Today, rapid visual and text overload trains the mind to engage in cursory examination as well as lack of retention. Like as seeking God and Divine Truth prepares the heart for appreciative, valued reception, versus of little value, so the ease of seeing images as well as text cheapens it, and fosters reducing life to an easily accessed smorgasbord of largely superficial interactions.
Google search now restricts search results to just 10 per page, and of usually insufficient responses.
Are there some publishing houses that do not produce quality books? Of course. But books have been printed for hundreds of years and there are billions of them around from a myriad of publishing houses.

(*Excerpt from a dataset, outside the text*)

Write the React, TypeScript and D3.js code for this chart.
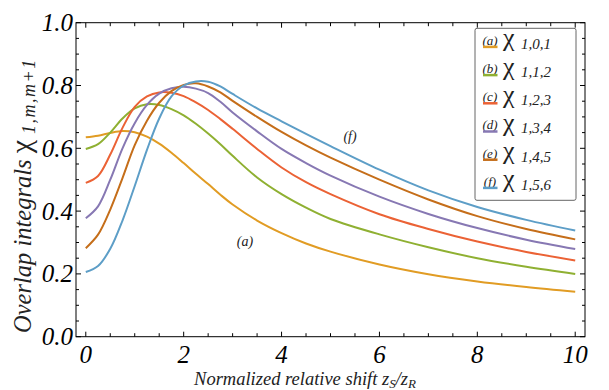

If you choose not to have them available in your house for the children to read, that is entirely on you.
Disagree with the connection to images. For most books, the occasional drawing is a wonderful surprise when you turn the page and can compare your imaging with that of the artist assigned the book. The color illustrations in books by George Barr McCutcheon at the turn of the 20th century are collectibles that are my especial favorites.
As for comics, ADORE THEM! Superman! Batman! Wonder Woman! These were the most marvelous supplementary materials to the Great Poets in mother's library and never moved me an inch away from appreciating As You Like It or Comedy of Errors.
When I began writing fiction, I was THRILLED when the editors arranged for illustrations. Later, I illustrated the poetry of my 5th great grandfather and made the pages into little comic books of my own.
To Master Timmy Dwight, son of Yale President Timothy Dwight
When I came to write biographies of my ancestors, I was lavish with illustrations as frequently as I could fit them. That's the wonderful part of an e-book. You can be lush with color and it doesn't raise the price as it does with a soft cover version.